Dafür werden in diesem Buch viele kluge Erklärungen angeboten. Bloß eine nicht: Der Rüstungswettlauf erwies sich für die sowjetische Mangelwirtschaft als katastrophal.

Hingegen stiegen die Verteidigungsausgaben der USA allein in den achtziger Jahren vom mehr als Doppelten auf fast das Dreifache des Produktionswertes der Automobilindustrie. Die Ausgaben für Forschung und Entwicklung im Bereich Aircraft and Missiles betrugen lange Zeit mehr als ein Fünftel der gesamten Ausgaben der US-Industrie für F&E. Das Budget des Pentagon war seit den fünfziger Jahren stets größer als die Nettogewinne sämtlicher Unternehmen zusammen.

Würden diese unerhörten Ausgaben ersatzlos wegfallen, wären die Folgen für Konjunktur und Beschäftigung nur mit denen eines Ver-schwindens der gesamten Autoindustrie und eines Großteiles der vom Individualverkehr lebenden Wirtschaftszweige vergleichbar.

Allein die Tatsache, daß dabei keine Knappheitssituation bei zivilen Gütern entstand, qualifiziert die Rüstungsindustrie zum Aggregat zur Entsorgung überschüssiger Produktivkraft. Während sich die Sowjetunion ausblutete, konnte in den westlichen Industriestaaten die heutige, durch Überproduktion und Arbeitslosigkeit gekennzeichnete Situation um Jahrzehnte hinausgeschoben werden. Für den Westen war SDI ein gigantischer Investitionsschlucker, wobei kaum Gefahr bestand, das System könnte jemals funktionieren. Für die Sowjets war das Mitziehen ökonomischer Selbstmord.
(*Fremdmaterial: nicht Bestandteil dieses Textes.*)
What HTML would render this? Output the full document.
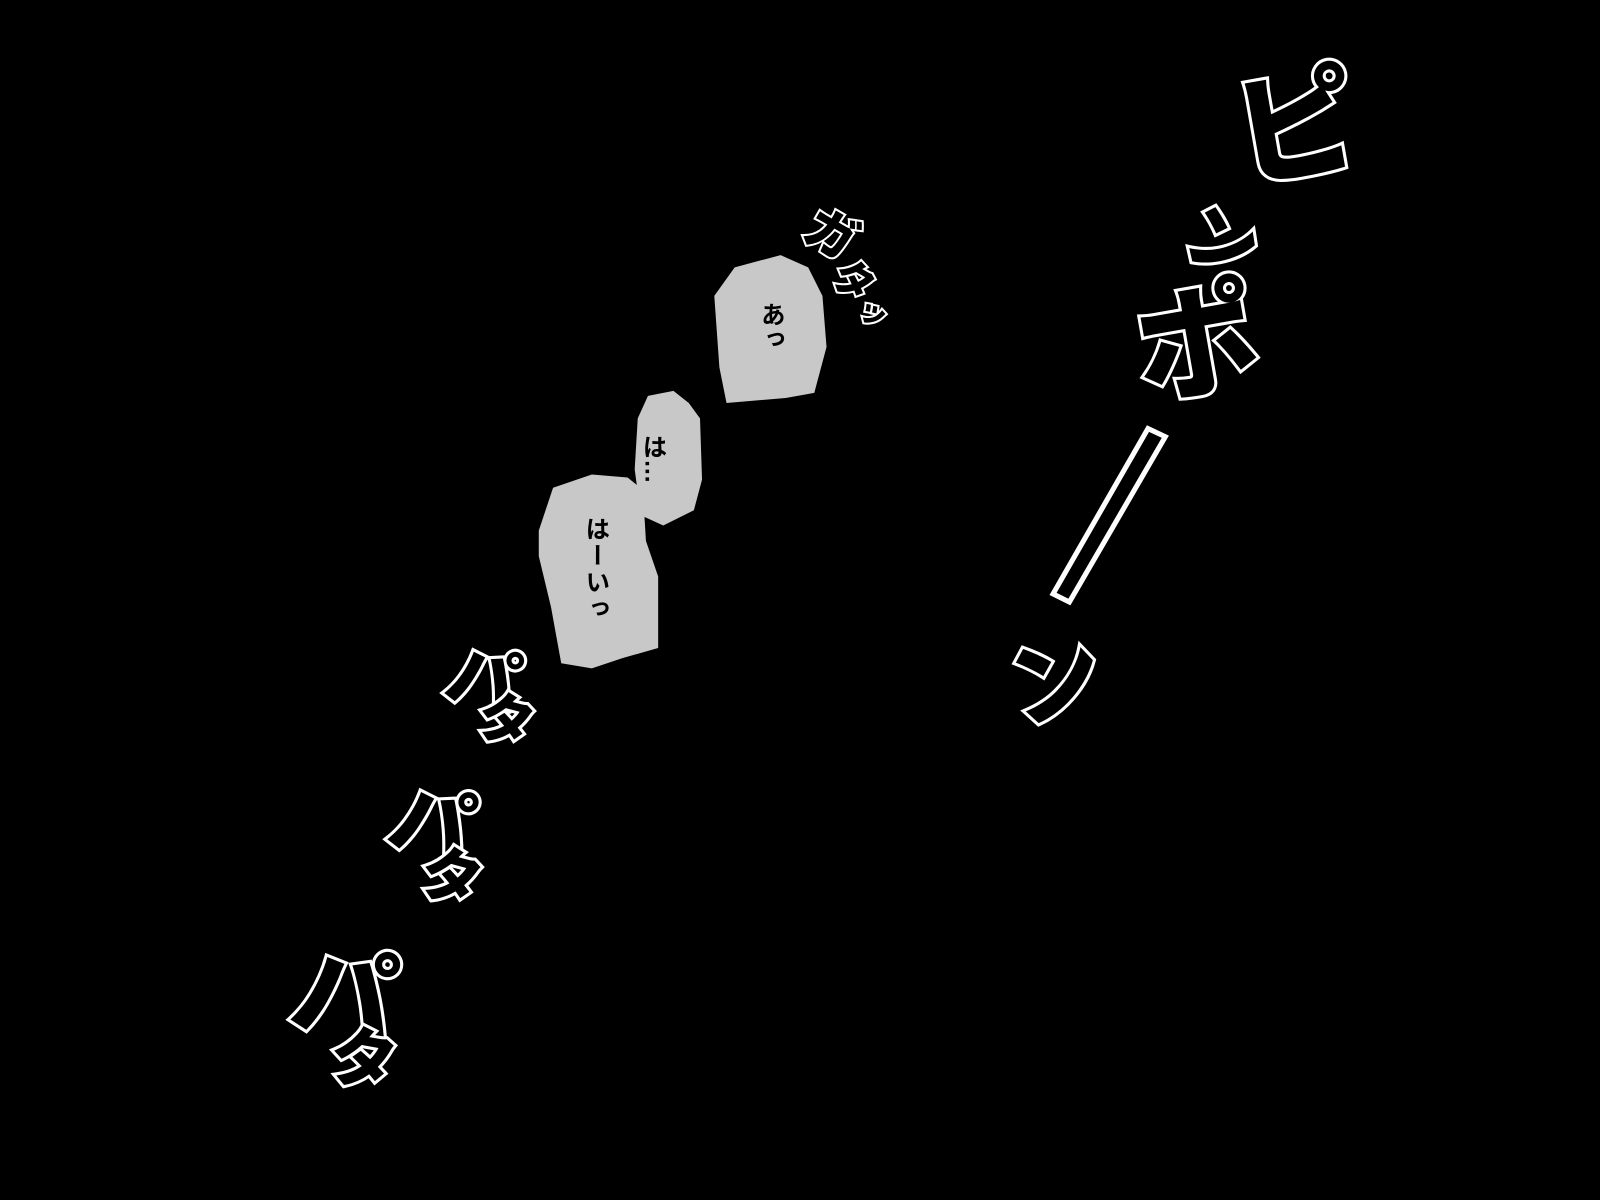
<!DOCTYPE html>
<html><head><meta charset="utf-8"><style>
html,body{margin:0;padding:0;background:#000;width:1600px;height:1200px;overflow:hidden}
svg{display:block}
.sfx{font-family:"Liberation Sans","Noto Sans CJK JP",sans-serif;font-weight:900;fill:#000;stroke:#fff;stroke-width:6;paint-order:stroke}
.d{font-family:"Liberation Sans","Noto Sans CJK JP",sans-serif;font-weight:bold;font-size:24px;fill:#000;writing-mode:vertical-rl}
</style></head><body>
<svg width="1600" height="1200" viewBox="0 0 1568 1176" preserveAspectRatio="none">
<rect width="1568" height="1176" fill="#000"/>
<path d="M700 290 L720 262 L765 250 L792 262 L806 290 L810 340 L798 385 L770 390 L712 395 L705 360 Z" fill="#c8c8c8"/>
<path d="M625 410 L635 388 L660 383 L675 395 L686 410 L688 470 L680 500 L650 515 L628 505 L622 460 Z" fill="#c8c8c8"/>
<path d="M528 520 L542 478 L580 465 L615 468 L630 480 L633 530 L645 565 L645 635 L610 645 L580 655 L550 650 L540 595 L528 545 Z" fill="#c8c8c8"/>
<text class="d" x="756" y="296">あっ</text>
<text class="d" x="640" y="426">は…</text>
<text class="d" x="584" y="506" style="letter-spacing:2px">はーいっ</text>
<text class="sfx" font-size="120" x="1210" y="165" transform="rotate(-10 1280 120)">ピ</text>
<text class="sfx" font-size="70" x="1165" y="262" transform="rotate(20 1200 230)">ン</text>
<text class="sfx" font-size="120" x="1112" y="378" transform="rotate(-10 1180 330)">ポ</text>
<path d="M1125 420 L1142 428 L1048 590 L1032 582 Z" fill="#000" stroke="#fff" stroke-width="5"/>
<text class="sfx" font-size="90" x="990" y="700" transform="rotate(-15 1030 670)">ン</text>
<text class="sfx" font-size="50" x="790" y="250" transform="rotate(30 820 230)" style="stroke-width:4">ガ</text>
<text class="sfx" font-size="40" x="820" y="290" transform="rotate(30 840 270)" style="stroke-width:4">タ</text>
<text class="sfx" font-size="28" x="845" y="315" transform="rotate(30 855 300)" style="stroke-width:4">ッ</text>
<text class="sfx" font-size="70" x="440" y="690" transform="rotate(15 470 660)">パ</text>
<text class="sfx" font-size="55" x="470" y="725" transform="rotate(15 495 700)">タ</text>
<text class="sfx" font-size="80" x="385" y="835" transform="rotate(15 420 800)">パ</text>
<text class="sfx" font-size="60" x="415" y="880" transform="rotate(15 440 850)">タ</text>
<text class="sfx" font-size="100" x="290" y="1010" transform="rotate(10 330 960)">パ</text>
<text class="sfx" font-size="65" x="325" y="1060" transform="rotate(10 350 1030)">タ</text>
</svg>
</body></html>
Nach dem Pyrrhussieg über die Sowjetunion müssen sich die westlichen Industriestaaten der vom Rüstungswahnsinn verkleisterten Tatsache stellen, daß sie seit Jahrzehnten eine Entsorgungsgesellschaft sind, die menschliche Arbeitskraft, Kapital und Ressourcen vernichtet. Und zwar in ungleich gewaltigerem Maßstab als im vielgescholtenen Agrarsektor.